(Data extracted from a collection)
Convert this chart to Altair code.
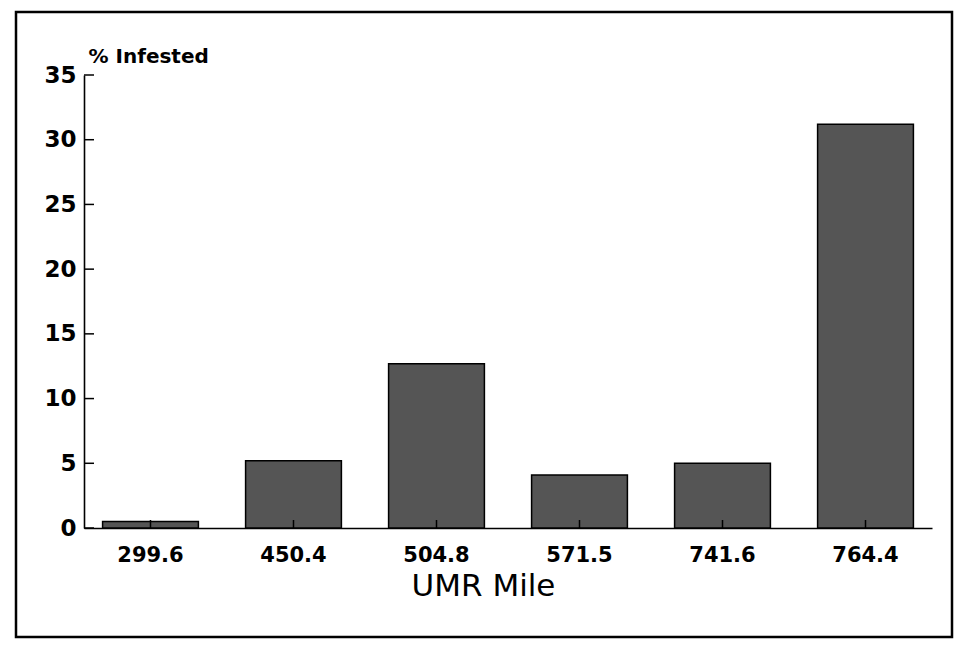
import altair as alt
import pandas as pd

# Data
miles = ["299.6", "450.4", "504.8", "571.5", "741.6", "764.4"]
pct_infested = [0.5, 5.2, 12.7, 4.1, 5.0, 31.2]
y_ticks = [0, 5, 10, 15, 20, 25, 30, 35]

df = pd.DataFrame({"mile": miles, "pct": pct_infested})
ticks_df = pd.DataFrame({"v": y_ticks})
frame_df = pd.DataFrame({"a": [0]})

W, H = 848, 453

xscale = alt.Scale(paddingInner=0.33, paddingOuter=0.13)
yscale = alt.Scale(domain=[0, 35])

x_axis = alt.Axis(
    labelAngle=0, tickSize=0, labelPadding=16,
    labelFont="DejaVu Sans", labelFontWeight="bold", labelFontSize=21, labelColor="black",
    domainColor="black", domainWidth=1.6,
    title="UMR Mile", titleFont="DejaVu Sans", titleFontWeight="normal", titleFontSize=31,
    titleColor="black", titleX=399, titleY=67, titleAlign="center", titleBaseline="alphabetic",
    titleAnchor="start",
)
y_axis = alt.Axis(
    values=y_ticks, tickSize=0, labelPadding=8, grid=False,
    labelFont="DejaVu Sans", labelFontWeight="bold", labelFontSize=23, labelColor="black",
    domainColor="black", domainWidth=1.6,
    title="% Infested", titleAngle=0, titleAlign="left", titleBaseline="alphabetic",
    titleX=4, titleY=-13, titleFont="DejaVu Sans", titleFontWeight="bold", titleFontSize=20,
    titleColor="black", titleAnchor="start",
)

bars = alt.Chart(df).mark_bar(fill="#555555", stroke="black", strokeWidth=1.5).encode(
    x=alt.X("mile:N", sort=None, scale=xscale, axis=x_axis),
    y=alt.Y("pct:Q", scale=yscale, axis=y_axis),
)

xticks = alt.Chart(df).mark_rule(color="black", strokeWidth=1.5).encode(
    x=alt.X("mile:N", sort=None, scale=xscale, bandPosition=0.5),
    y=alt.value(H),
    y2=alt.value(H - 8),
)

yticks = alt.Chart(ticks_df).mark_rule(color="black", strokeWidth=1.5).encode(
    y=alt.Y("v:Q", scale=yscale),
    x=alt.value(0),
    x2=alt.value(10),
)

frame = alt.Chart(frame_df).mark_rect(fill=None, stroke="black", strokeWidth=2.5).encode(
    x=alt.value(-68), x2=alt.value(868), y=alt.value(-63), y2=alt.value(562),
)

chart = alt.layer(frame, bars, xticks, yticks).properties(
    width=W, height=H, autosize="none",
    padding={"left": 76, "top": 67, "right": 24, "bottom": 114},
    background="white",
).configure_view(stroke=None)

chart.save("out.html", embed_options={"renderer": "svg", "actions": False})
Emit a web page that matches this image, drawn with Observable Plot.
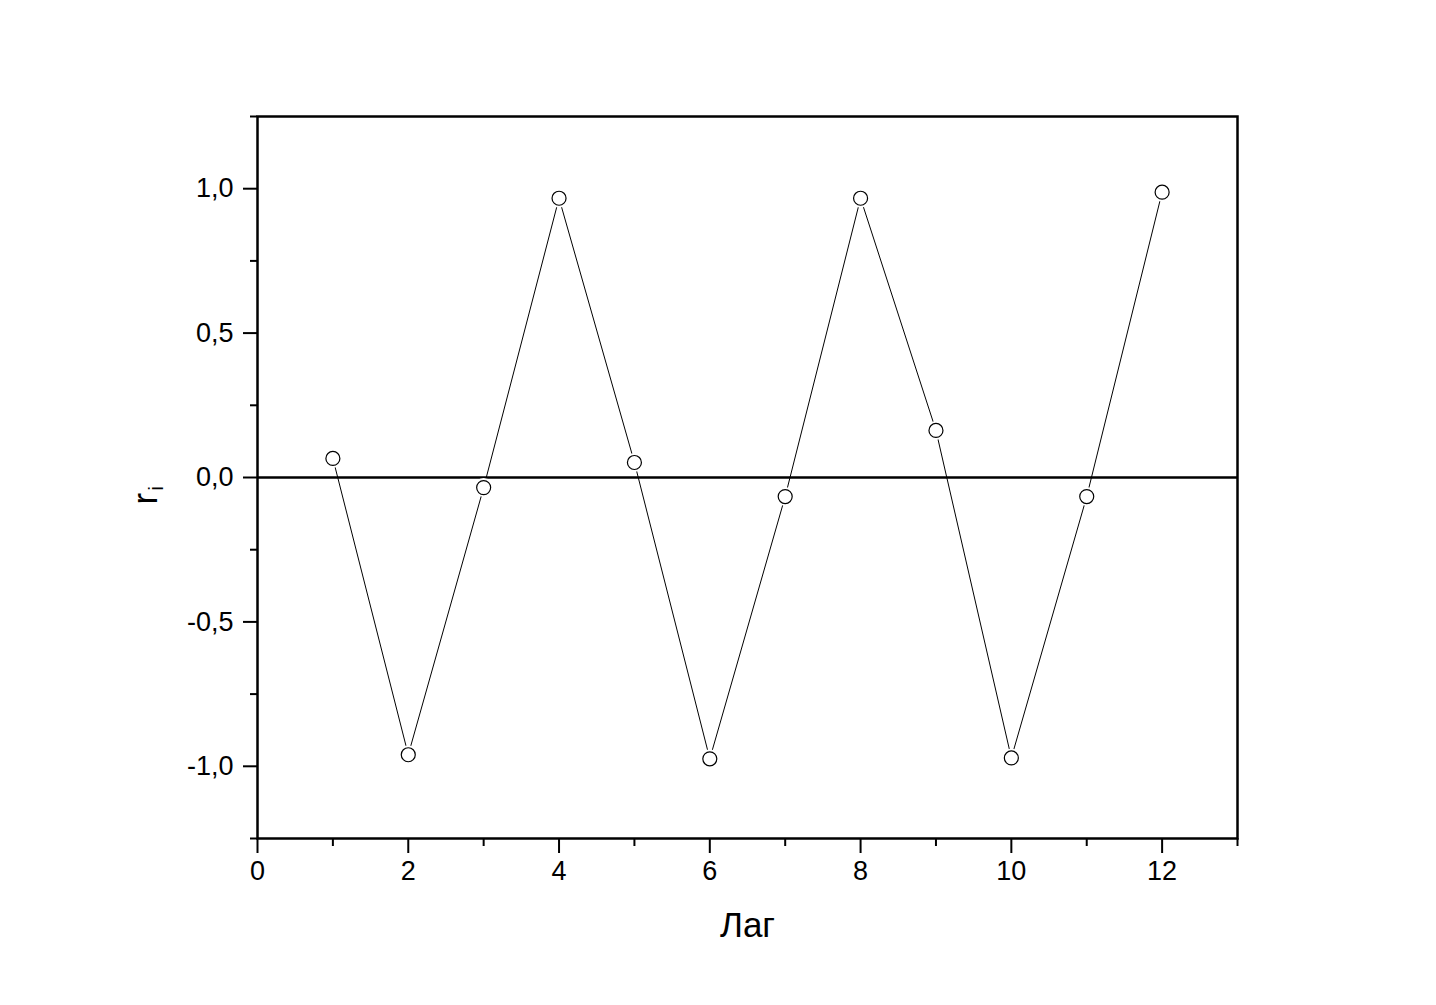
<!DOCTYPE html>
<html>
<head>
<meta charset="utf-8">
<script src="https://cdn.jsdelivr.net/npm/d3@7"></script>
<script src="https://cdn.jsdelivr.net/npm/@observablehq/plot@0.6"></script>
<style>
  html, body { margin: 0; padding: 0; background: #fff; }
  #chart svg { display: block; }
</style>
</head>
<body>
<div id="chart"></div>
<script>
const lags = [1, 2, 3, 4, 5, 6, 7, 8, 9, 10, 11, 12];
const acf = [0.066, -0.960, -0.035, 0.967, 0.052, -0.974, -0.066, 0.967, 0.163, -0.971, -0.066, 0.988];
const xMajor = [0, 2, 4, 6, 8, 10, 12];
const xMinor = [1, 3, 5, 7, 9, 11, 13];
const yMajor = [-1, -0.5, 0, 0.5, 1];
const yMinor = [-1.25, -0.75, -0.25, 0.25, 0.75, 1.25];
const xTitle = "Лаг";
const yTitle = "r";
const yTitleSub = "i";

const data = lags.map((l, i) => ({lag: l, r: acf[i]}));
const fmt = d => d.toFixed(1).replace(".", ",");
const font = "Liberation Sans, Arial, sans-serif";

const chart = Plot.plot({
  width: 1436,
  height: 1005,
  marginLeft: 257,
  marginRight: 199,
  marginTop: 116,
  marginBottom: 167,
  style: {fontFamily: font, fontSize: "27px", color: "#000", background: "#fff"},
  x: {domain: [0, 13]},
  y: {domain: [-1.25, 1.25]},
  marks: [
    Plot.axisX({ticks: xMajor, tickSize: 15, tickPadding: 7, tickFormat: d => String(d), label: null, strokeWidth: 2, fontSize: 27}),
    Plot.axisX({ticks: xMinor, tickSize: 8, tickFormat: () => "", label: null, strokeWidth: 2}),
    Plot.axisY({ticks: yMajor, tickSize: 14, tickPadding: 10, tickFormat: fmt, label: null, strokeWidth: 2, fontSize: 27}),
    Plot.axisY({ticks: yMinor, tickSize: 7, tickFormat: () => "", label: null, strokeWidth: 2}),
    Plot.line(data, {x: "lag", y: "r", stroke: "#000", strokeWidth: 1}),
    Plot.ruleY([0], {stroke: "#000", strokeWidth: 2.5}),
    Plot.frame({stroke: "#000", strokeWidth: 2.5}),
    Plot.dot(data, {x: "lag", y: "r", r: 9.5, fill: "#fff", stroke: "none"}),
    Plot.dot(data, {x: "lag", y: "r", r: 7, fill: "#fff", stroke: "#000", strokeWidth: 1.2}),
    Plot.text([xTitle], {frameAnchor: "bottom", dy: 98, fontSize: 35, fill: "#000", fontFamily: font}),
    Plot.text([yTitle], {frameAnchor: "left", dx: -112, dy: 27, rotate: -90, fontSize: 35, fill: "#000", fontFamily: font}),
    Plot.text([yTitleSub], {frameAnchor: "left", dx: -101, dy: 13, rotate: -90, fontSize: 20, fill: "#000", fontFamily: font})
  ]
});
document.getElementById("chart").appendChild(chart);
</script>
</body>
</html>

EXERCISE
Repeat exactly the lines from the start of the entries down to the line with "yscale = alt.Scale(domain=[0, 35])", keeping both ends but none of the pictures.

TASK ANSWER
Convert this chart to Altair code.
import altair as alt
import pandas as pd

# Data
miles = ["299.6", "450.4", "504.8", "571.5", "741.6", "764.4"]
pct_infested = [0.5, 5.2, 12.7, 4.1, 5.0, 31.2]
y_ticks = [0, 5, 10, 15, 20, 25, 30, 35]

df = pd.DataFrame({"mile": miles, "pct": pct_infested})
ticks_df = pd.DataFrame({"v": y_ticks})
frame_df = pd.DataFrame({"a": [0]})

W, H = 848, 453

xscale = alt.Scale(paddingInner=0.33, paddingOuter=0.13)
yscale = alt.Scale(domain=[0, 35])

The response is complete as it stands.